A docking for a whole week is okay, even though you work.

John B. Renick:

Docking for a whole week of work is okay, according to the Secretary of Labor.

Antonin Scalia:

I don't understand that.

John B. Renick:

Well, we think that's even more so demonstrated by the fact that in 1992 the Secretary of Labor amended the regulation 541.5d that applies to public employees, so that the salary basis test, if you read it, doesn't even mean what it says for public employees, because the salary basis test says you're supposed to receive a predetermined amount of compensation every pay period that is not subject to reduction based on quality or quantity of work.

The Secretary of Labor, through a rulemaking procedure in '91, looked at the outcry that this caused in the public area, that there are many people who are exempt, but because of principles of public accountability are... under State laws are not able to be paid for time they don't work, so the Secretary amended the regulation to specifically allow a public employer to make deductions on an hour-by-hour basis from an otherwise exempt employee's salary and still allow them to claim that they're paid on a salary basis, which in and of itself is inconsistent.

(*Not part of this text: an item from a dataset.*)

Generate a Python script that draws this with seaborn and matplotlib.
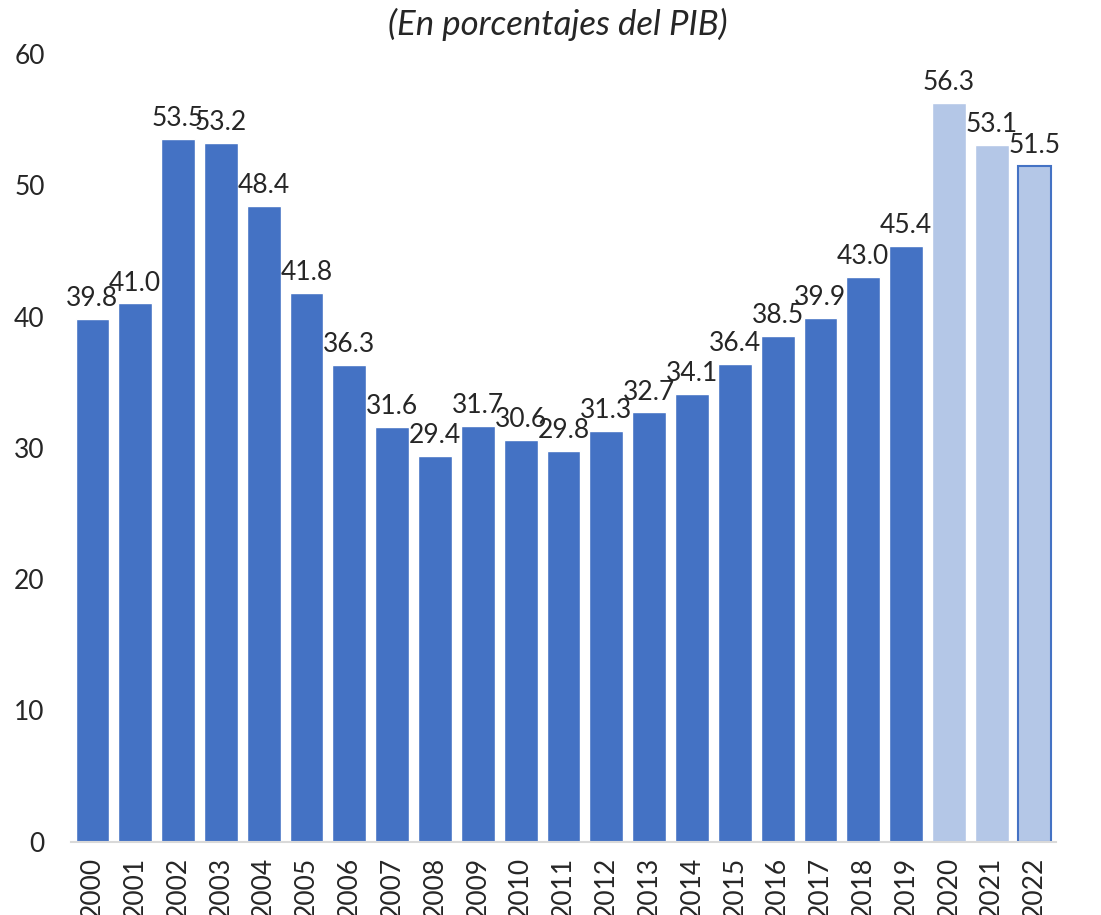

So the salary basis test as applied to public employers no longer means what it says, and we say, why should there be this disciplinary deduction aspect maintained when the Secretary has already recognized that the variation in quantity of work does not destroy the salary basis.

I would also point out that, in the petition that was filed by the petitioners in this case, they took the position very clearly that this Court was required to defer to the interpretations of the Secretary of Labor, and this Court invited the views of the Government, asking the Solicitor General to file a brief prior to deciding whether or not to accept this case.

In that case, the Secretary of Labor's views were specifically expressed, and it was described in that brief as for the sole... for the very specific purpose of clarifying what the Secretary's position was on these interpretations, and the Secretary has specifically disagreed with the position taken by the petitioners.

But the petitioners continue nonetheless to have had... apparently have had a change of heart as to the deference owed to the Secretary of Labor under the circumstances, and we would submit that the... whether or not the Secretary's interpretations are agreeable to the petitioner should not determine whether or not they are entitled to deference in this case, and we believe, under the circumstances, that they clearly are, and as I said earlier, if you accept the Secretary's current clarification of what the interpretations mean, this case fits squarely within it, whether or not you get to the window of correction.

If there are no other questions, thank you.

William H. Rehnquist:

Thank you, Mr. Renick.

The case is submitted.

The honorable court is now adjourned until tomorrow at ten o'clock.